I’m sure the industry has standards for assigning blame, but it looks to me that ATC is clearly being assholes here.
Even from this article that clearly seems to think Lufthansa is in the wrong I walked away with a feeling that ATC and small town cops are one and the same.
The current top comment on the article explains the situation, and ATC are "not being assholes here":
>NorCal had a new interpretation of ILS approaches come down several months ago that tied the controllers hands with regards to ILS approaches during visual conditions... The controllers were issued guidelines that if it’s busy and an aircraft is unable to comply with the approaches advertised on the atis or maintain visual separation that its better to hold them until there is adequate space on final as it’s more unsafe to start vectoring 30/40 different aircraft to build the required hole for the 1 aircraft who’s company has a lame rule
> The controller clears the Lufthansa jet to make a visual approach, and the Lufthansa pilot advises “due to company procedures, we are unable visual approach at nighttime”
> The controller then advises that “if that’s the case, then it will be extended delays”
The individual controller won’t know exactly how many airplanes are ahead of this one, and even if they did they can only estimate the delay. In this case the estimate they gave the plane turned out to be optimistic, because the planes ahead of them were taking longer to land than expected. Certainly saying “This conversation is over” would be rude in most circumstances, but it merely reflects the reality that a controller can only spend so much time talking to each crew. The crew already had all the information the controller could give them, and simply needed to make a decision rather than ask more questions.
I'm pretty sure they did.. the article says controller told them there would be "extended delays". Sounds like the pilot just got impatient when ATC couldn't get him on the ground after 10 minutes.

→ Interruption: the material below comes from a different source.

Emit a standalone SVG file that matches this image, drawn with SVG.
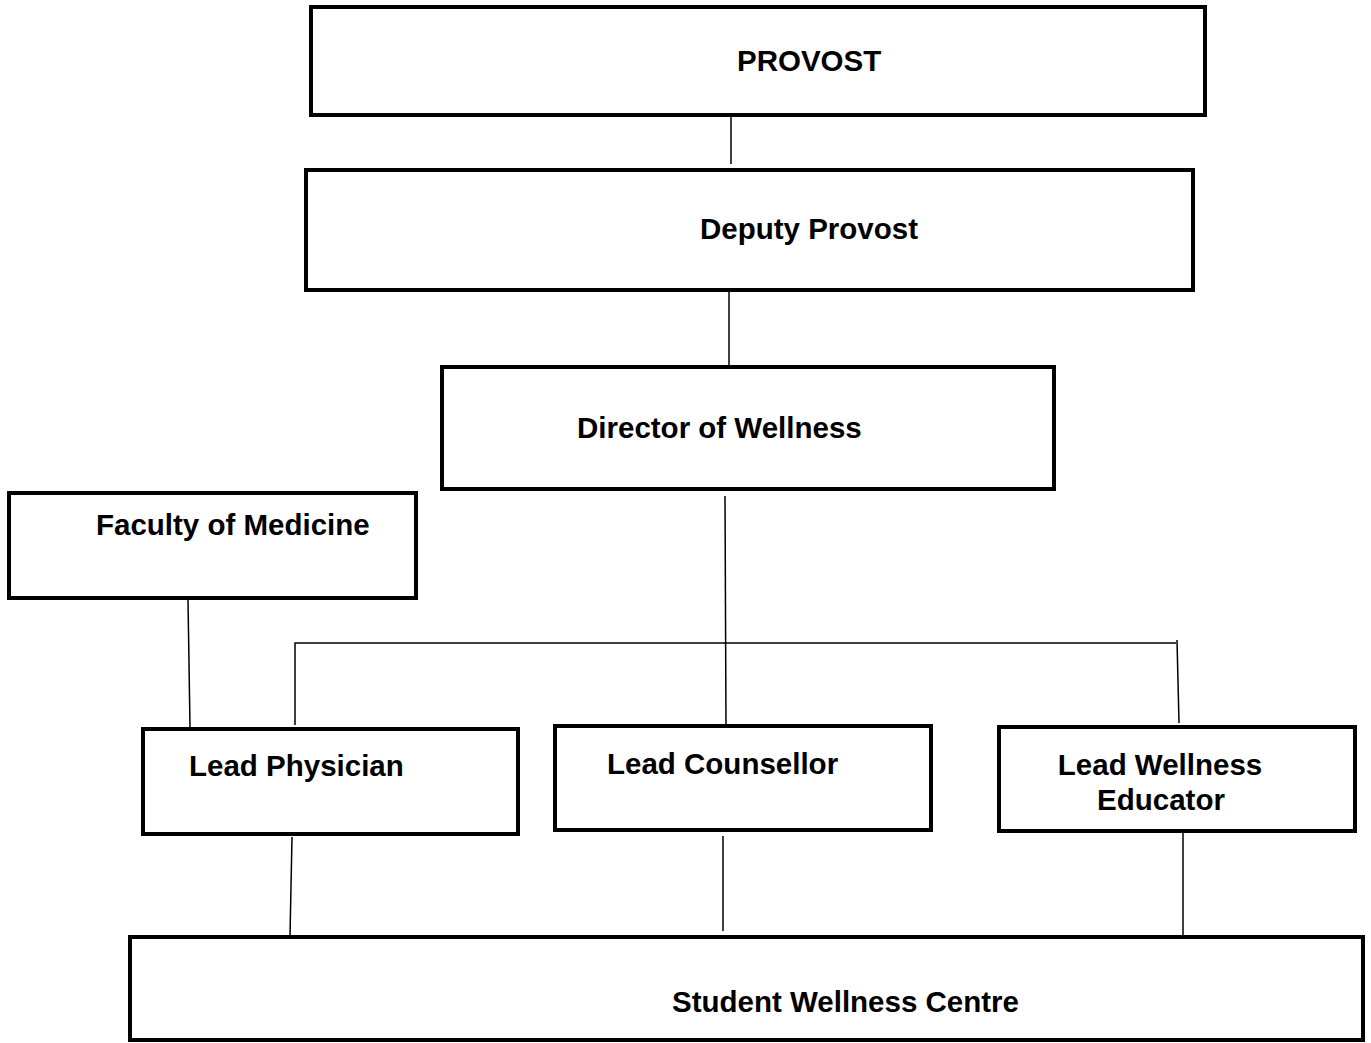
<svg xmlns="http://www.w3.org/2000/svg" width="1371" height="1043" viewBox="0 0 1371 1043">
<style>
.box{fill:#fff;stroke:#000;stroke-width:4}
.lbl{font-family:"Liberation Sans",Arial,sans-serif;font-weight:bold;font-size:29.5px;fill:#000}
.c{text-anchor:middle}
.conn{stroke:#000;stroke-width:1.5;fill:none}
</style>
<rect width="1371" height="1043" fill="#fff"/>
<g id="connectors">
<line class="conn" x1="731" y1="117" x2="731" y2="164"/>
<line class="conn" x1="729" y1="291" x2="729" y2="370"/>
<line class="conn" x1="725" y1="496" x2="726" y2="725"/>
<line class="conn" x1="188" y1="600" x2="190" y2="727"/>
<polyline class="conn" points="295,725 295,643 1176,643"/>
<line class="conn" x1="1177" y1="640" x2="1179" y2="723"/>
<line class="conn" x1="292" y1="837" x2="290" y2="936"/>
<line class="conn" x1="723" y1="836" x2="723" y2="931"/>
<line class="conn" x1="1183" y1="833" x2="1183" y2="935"/>
</g>
<g id="provost">
<rect class="box" x="311" y="7" width="894" height="108"/>
<text class="lbl" x="737" y="71">PROVOST</text>
</g>
<g id="deputy-provost">
<rect class="box" x="306" y="170" width="887" height="120"/>
<text class="lbl" x="700" y="239">Deputy Provost</text>
</g>
<g id="director-of-wellness">
<rect class="box" x="442" y="367" width="612" height="122"/>
<text class="lbl" x="577" y="438">Director of Wellness</text>
</g>
<g id="faculty-of-medicine">
<rect class="box" x="9" y="493" width="407" height="105"/>
<text class="lbl" x="96" y="535">Faculty of Medicine</text>
</g>
<g id="lead-physician">
<rect class="box" x="143" y="729" width="375" height="105"/>
<text class="lbl" x="189" y="776">Lead Physician</text>
</g>
<g id="lead-counsellor">
<rect class="box" x="555" y="726" width="376" height="104"/>
<text class="lbl" x="607" y="774">Lead Counsellor</text>
</g>
<g id="lead-wellness-educator">
<rect class="box" x="999" y="727" width="356" height="104"/>
<text class="lbl c" x="1160" y="775">Lead Wellness</text>
<text class="lbl c" x="1161" y="810">Educator</text>
</g>
<g id="student-wellness-centre">
<rect class="box" x="130" y="937" width="1233" height="103"/>
<text class="lbl" x="672" y="1012">Student Wellness Centre</text>
</g>
</svg>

No, the pilot got inpatient when the controller told them the next info will be in 10 minutes (reasonable, shit happens) and did not contact them at that point -the pilot even had to remind the ATC they were supposed to update the flight.
Norcal is an amazing bunch of people with a high stress life-and-death job. They're incredibly accommodating, but when the system is at capacity it's at capacity. SFO is a very special airport with a traffic flow much higher than its footprint would normally allow. Since there is pretty nowhere for it to expand, the only option would be to reduce the number of slot times, which for a business hub like SFO would be terrible.
Even from this article that clearly seems to think Lufthansa is in the wrong I walked away with a feeling that ATC and small town cops are one and the same.